YOUR OBJECTIVE | Leaving out every picture, copy the lines of the data exactly, from the first through the line containing "(0,0) rectangle (554,689);".

┏━━

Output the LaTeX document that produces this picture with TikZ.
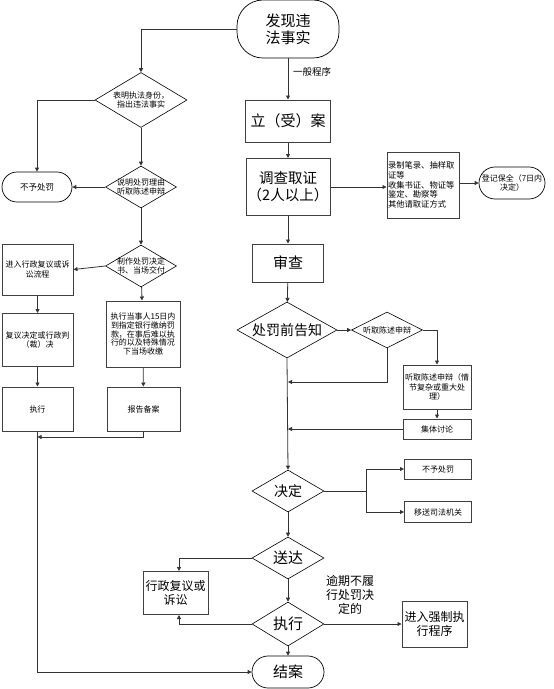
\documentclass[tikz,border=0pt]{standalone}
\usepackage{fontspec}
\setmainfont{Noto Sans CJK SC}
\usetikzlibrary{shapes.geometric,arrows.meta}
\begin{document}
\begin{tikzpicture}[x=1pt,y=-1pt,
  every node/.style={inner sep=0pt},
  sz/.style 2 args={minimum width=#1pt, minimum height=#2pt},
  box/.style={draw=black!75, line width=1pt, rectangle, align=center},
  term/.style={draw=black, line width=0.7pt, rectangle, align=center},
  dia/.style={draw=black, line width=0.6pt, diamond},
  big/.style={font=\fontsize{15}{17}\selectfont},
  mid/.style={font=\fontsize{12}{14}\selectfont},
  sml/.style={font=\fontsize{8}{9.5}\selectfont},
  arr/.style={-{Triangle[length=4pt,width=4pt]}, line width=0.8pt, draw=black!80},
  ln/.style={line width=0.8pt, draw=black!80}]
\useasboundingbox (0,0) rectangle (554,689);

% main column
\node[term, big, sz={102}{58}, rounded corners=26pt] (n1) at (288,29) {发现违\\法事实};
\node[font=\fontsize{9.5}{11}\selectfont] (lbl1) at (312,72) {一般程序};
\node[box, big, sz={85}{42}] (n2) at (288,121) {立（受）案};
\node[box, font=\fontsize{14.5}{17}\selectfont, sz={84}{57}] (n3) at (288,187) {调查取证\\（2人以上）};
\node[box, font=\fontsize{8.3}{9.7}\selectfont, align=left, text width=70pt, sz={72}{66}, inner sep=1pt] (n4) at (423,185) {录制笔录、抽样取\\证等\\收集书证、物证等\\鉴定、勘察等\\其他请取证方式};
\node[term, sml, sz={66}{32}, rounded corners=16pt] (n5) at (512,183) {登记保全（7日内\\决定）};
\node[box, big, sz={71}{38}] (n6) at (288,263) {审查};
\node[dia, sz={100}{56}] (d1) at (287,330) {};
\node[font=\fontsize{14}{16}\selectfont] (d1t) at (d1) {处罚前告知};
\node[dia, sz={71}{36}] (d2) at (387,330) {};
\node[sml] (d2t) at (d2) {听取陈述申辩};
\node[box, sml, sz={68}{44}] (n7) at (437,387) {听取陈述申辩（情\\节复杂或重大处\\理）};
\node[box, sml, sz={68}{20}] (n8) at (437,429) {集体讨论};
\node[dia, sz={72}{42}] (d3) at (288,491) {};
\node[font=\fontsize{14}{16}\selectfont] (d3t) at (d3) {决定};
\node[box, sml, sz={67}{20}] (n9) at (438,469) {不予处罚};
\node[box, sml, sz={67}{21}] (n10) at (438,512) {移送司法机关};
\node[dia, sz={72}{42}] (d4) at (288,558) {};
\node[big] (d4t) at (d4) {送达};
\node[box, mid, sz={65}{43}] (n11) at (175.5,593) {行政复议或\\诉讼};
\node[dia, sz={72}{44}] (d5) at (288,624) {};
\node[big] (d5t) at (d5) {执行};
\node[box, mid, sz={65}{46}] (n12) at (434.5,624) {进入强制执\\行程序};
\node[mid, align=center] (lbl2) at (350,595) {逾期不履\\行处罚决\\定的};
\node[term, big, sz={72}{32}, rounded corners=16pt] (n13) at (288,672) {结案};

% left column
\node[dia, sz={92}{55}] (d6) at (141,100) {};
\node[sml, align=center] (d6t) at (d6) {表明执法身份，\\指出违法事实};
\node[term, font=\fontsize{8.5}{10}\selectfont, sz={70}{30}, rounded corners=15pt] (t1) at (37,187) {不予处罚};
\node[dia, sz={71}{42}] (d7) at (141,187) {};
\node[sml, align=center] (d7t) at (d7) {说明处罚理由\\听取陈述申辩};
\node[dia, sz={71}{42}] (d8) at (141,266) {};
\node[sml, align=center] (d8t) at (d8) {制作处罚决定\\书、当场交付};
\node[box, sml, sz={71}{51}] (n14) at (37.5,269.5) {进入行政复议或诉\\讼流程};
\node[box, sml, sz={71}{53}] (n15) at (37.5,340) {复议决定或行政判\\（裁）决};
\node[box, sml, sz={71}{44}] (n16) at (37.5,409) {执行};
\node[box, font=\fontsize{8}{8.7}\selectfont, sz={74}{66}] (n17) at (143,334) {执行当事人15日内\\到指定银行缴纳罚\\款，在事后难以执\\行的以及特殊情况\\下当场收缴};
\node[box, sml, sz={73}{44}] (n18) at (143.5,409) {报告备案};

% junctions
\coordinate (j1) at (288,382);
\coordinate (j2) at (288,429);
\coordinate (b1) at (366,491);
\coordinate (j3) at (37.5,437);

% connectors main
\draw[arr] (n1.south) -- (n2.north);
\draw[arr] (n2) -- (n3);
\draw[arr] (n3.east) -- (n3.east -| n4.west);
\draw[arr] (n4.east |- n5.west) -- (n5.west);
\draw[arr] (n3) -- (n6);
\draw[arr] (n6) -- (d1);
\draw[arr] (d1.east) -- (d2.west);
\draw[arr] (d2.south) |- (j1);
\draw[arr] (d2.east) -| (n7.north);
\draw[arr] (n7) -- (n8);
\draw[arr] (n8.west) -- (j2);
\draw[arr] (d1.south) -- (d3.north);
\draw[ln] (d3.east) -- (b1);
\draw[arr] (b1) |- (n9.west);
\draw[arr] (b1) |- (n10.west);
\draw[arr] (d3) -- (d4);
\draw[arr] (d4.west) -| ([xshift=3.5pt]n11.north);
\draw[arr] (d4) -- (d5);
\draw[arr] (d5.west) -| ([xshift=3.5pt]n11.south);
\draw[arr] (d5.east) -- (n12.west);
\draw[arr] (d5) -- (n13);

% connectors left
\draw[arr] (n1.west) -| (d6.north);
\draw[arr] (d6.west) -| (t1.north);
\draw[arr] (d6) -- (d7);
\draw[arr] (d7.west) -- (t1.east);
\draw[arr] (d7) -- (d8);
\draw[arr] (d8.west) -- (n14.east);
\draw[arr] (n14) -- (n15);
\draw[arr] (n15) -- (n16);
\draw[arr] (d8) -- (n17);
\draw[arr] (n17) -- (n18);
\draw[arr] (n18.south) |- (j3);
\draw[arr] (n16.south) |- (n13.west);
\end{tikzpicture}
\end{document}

┗━━

EXERCISE RESPONSE |
Output the LaTeX document that produces this picture with TikZ.
\documentclass[tikz,border=0pt]{standalone}
\usepackage{fontspec}
\setmainfont{Noto Sans CJK SC}
\usetikzlibrary{shapes.geometric,arrows.meta}
\begin{document}
\begin{tikzpicture}[x=1pt,y=-1pt,
  every node/.style={inner sep=0pt},
  sz/.style 2 args={minimum width=#1pt, minimum height=#2pt},
  box/.style={draw=black!75, line width=1pt, rectangle, align=center},
  term/.style={draw=black, line width=0.7pt, rectangle, align=center},
  dia/.style={draw=black, line width=0.6pt, diamond},
  big/.style={font=\fontsize{15}{17}\selectfont},
  mid/.style={font=\fontsize{12}{14}\selectfont},
  sml/.style={font=\fontsize{8}{9.5}\selectfont},
  arr/.style={-{Triangle[length=4pt,width=4pt]}, line width=0.8pt, draw=black!80},
  ln/.style={line width=0.8pt, draw=black!80}]
\useasboundingbox (0,0) rectangle (554,689);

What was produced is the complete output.